Marcos Giron — Player Bio

The UCLA grinder who rebuilt two hips and out-lasts the draw

Marcos Giron reached the tour the long way and never stopped earning it. Born in Thousand Oaks, California to Argentine and Ecuadorian parents, he was the nation's top high-school recruit before choosing UCLA, where he won the 2014 NCAA Division I singles title and turned pro that summer. Then his body nearly closed the file: surgery on his right hip in December 2015 and his left hip in early 2016 cost him most of a season and buried him on the Challenger circuit. He didn't crack the top 100 until 2020, at age 26 — an arrival most peers reach half a decade earlier.

The game is repetition weaponized. A compact 5-foot-11 right-hander, Giron is the prototypical American "ball machine": flat, early-struck groundstrokes that redirect pace, deep court positioning, and a refusal to miss that turns rallies into endurance tests. He doesn't overpower — the serve is competent rather than a free-points machine — but his consistency drags bigger hitters into the kind of long exchanges that suit him and frustrate them.

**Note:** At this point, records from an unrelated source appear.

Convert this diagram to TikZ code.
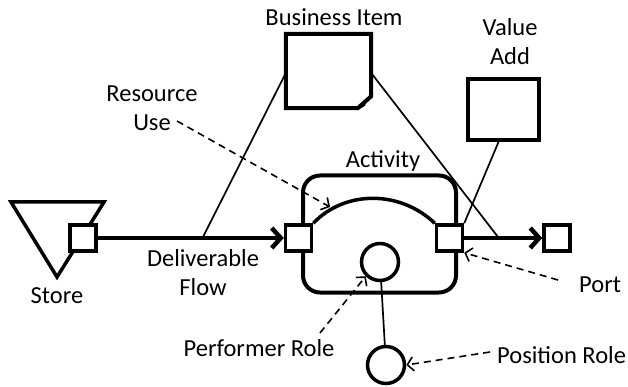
\documentclass[tikz,border=0pt]{standalone}
\usepackage{fontspec}
\setmainfont{Carlito}
\usetikzlibrary{arrows.meta}
\begin{document}
\begin{tikzpicture}[x=1pt,y=-1pt,
  lbl/.style={font=\fontsize{24.5}{30}\selectfont, inner sep=0pt, align=center},
  portbox/.style={draw, fill=white, line width=3.5pt, minimum width=26pt, minimum height=26pt, inner sep=0pt},
  flow/.style={line width=4.5pt, -{Straight Barb[length=9pt,width=20pt,line width=4.5pt]}},
  thin/.style={line width=1.7pt},
  note/.style={line width=1.6pt, dash pattern=on 7pt off 5pt, -{Straight Barb[length=6pt,width=14pt,line width=1.6pt]}},
  box/.style={line width=4pt},
  role/.style={draw, circle, line width=3.5pt, minimum size=37pt, inner sep=0pt, fill=white}]
\useasboundingbox (0,0) rectangle (628,387);
% Store
\coordinate (s1) at (11,202);
\coordinate (s2) at (104,202);
\coordinate (s3) at (57,277);
\draw[line width=3.5pt, line join=miter] (s1) -- (s2) -- (s3) -- cycle;
\node[portbox] (sp) at (83,238) {};
\node[lbl] (storel) at (57,296) {Store};
% Activity
\node[draw, rounded corners=17pt, line width=4pt, minimum width=153pt, minimum height=117pt, inner sep=0pt] (act) at (379.5,234) {};
\node[lbl] (actl) at (383,161) {Activity};
\node[portbox] (lp) at (298.5,238) {};
\node[portbox] (rp) at (449.5,238) {};
\node[portbox] (ep) at (557,238) {};
\draw[line width=3.5pt] (lp.north east) .. controls (345,190) and (400,190) .. (rp.north west);
\node[role] (pr) at (380,262) {};
\node[role] (pos) at (386,365) {};
\draw[thin] (pr) -- (pos);
% Flows
\draw[flow] (sp) -- (lp);
\draw[flow] (rp) -- (ep);
\coordinate (f1) at (203,237);
\coordinate (f2) at (498,237);
% Business item
\node[minimum width=85pt, minimum height=74pt, inner sep=0pt] (bi) at (328.5,71) {};
\draw[box, line join=miter] (bi.south east) ++(0,-12) -- (bi.north east) -- (bi.north west) -- (bi.south west) -- ++(72,0) -- cycle;
\draw[line width=1.8pt] (bi.south east) ++(0,-12) -- ++(-5,4) -- ++(-2,5) -- ++(-5,3);
\node[lbl] (bil) at (334,17) {Business Item};
\draw[thin] (bi.west) ++(0,2) -- (f1);
\draw[thin] (bi.east) ++(0,2) -- (f2);
% Value add
\node[draw, box, minimum width=71pt, minimum height=61pt, inner sep=0pt] (va) at (503.5,109.5) {};
\node[lbl] (val) at (510,42) {Value\\[-1pt]Add};
\draw[thin] (va.south) ++(-5,0) -- (rp.north east);
% Labels with dashed pointers
\node[lbl] (rul) at (152,108) {Resource\\[-1pt]Use};
\coordinate (ru1) at (177,121);
\draw[note] (ru1) -- (330,207);
\node[lbl] (dfl) at (203,273) {Deliverable\\[-1pt]Flow};
\node[lbl, anchor=west] (portl) at (579,285) {Port};
\coordinate (pt1) at (558,280);
\draw[note] (pt1) -- (rp.south east);
\node[lbl] (perl) at (259,348) {Performer Role};
\coordinate (pe1) at (320,333);
\draw[note] (pe1) -- (pr.south west);
\node[lbl, anchor=west] (posl) at (497,355) {Position Role};
\coordinate (po1) at (490,352);
\draw[note] (po1) -- (pos.east);
\end{tikzpicture}
\end{document}
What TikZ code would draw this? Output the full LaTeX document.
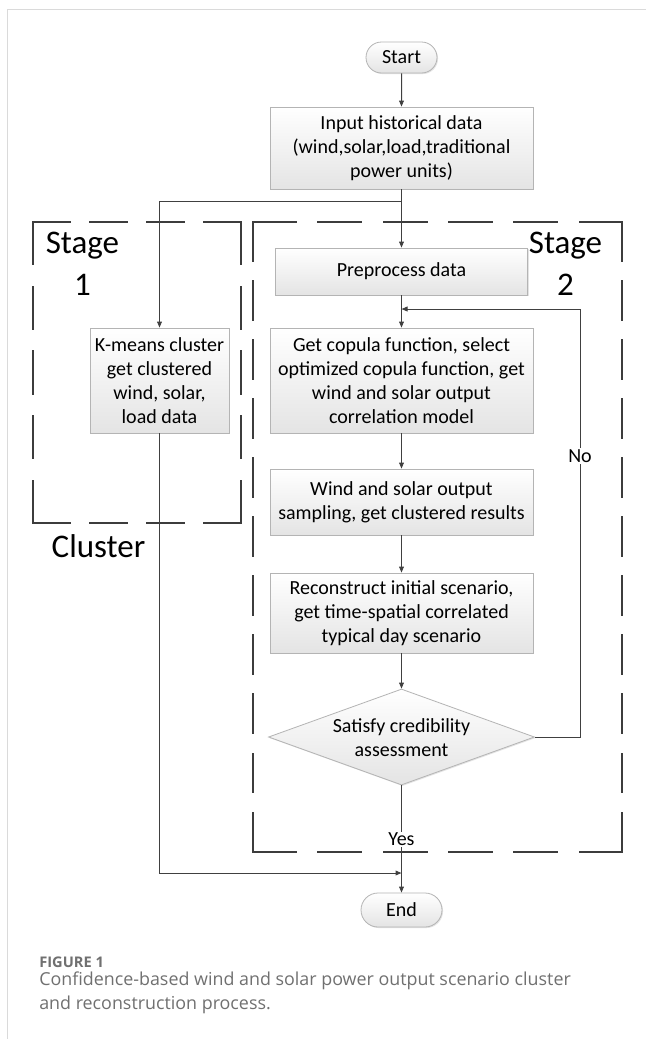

That profile has made him a recurring draw-spoiler against the tour's heavier names. His career-high of No. 46 came off a stretch of deep runs and qualifying-proof main-draw results, and he's been a fixture in the back halves of the American hard-court swing — the kind of player Taylor Fritz and Frances Tiafoe would rather not see across the net in an early round. He's pushed and occasionally toppled top-20 opposition, the value of a clean ball-striker who never beats himself.

Now 88th and into his thirties, Giron is in the steady-veteran phase: grinding the US Open and Wimbledon main draws, picking off ranking points at 250s, and proving the late-bloomer engine still runs. For a player whose career began with two scalpels, longevity is its own statement.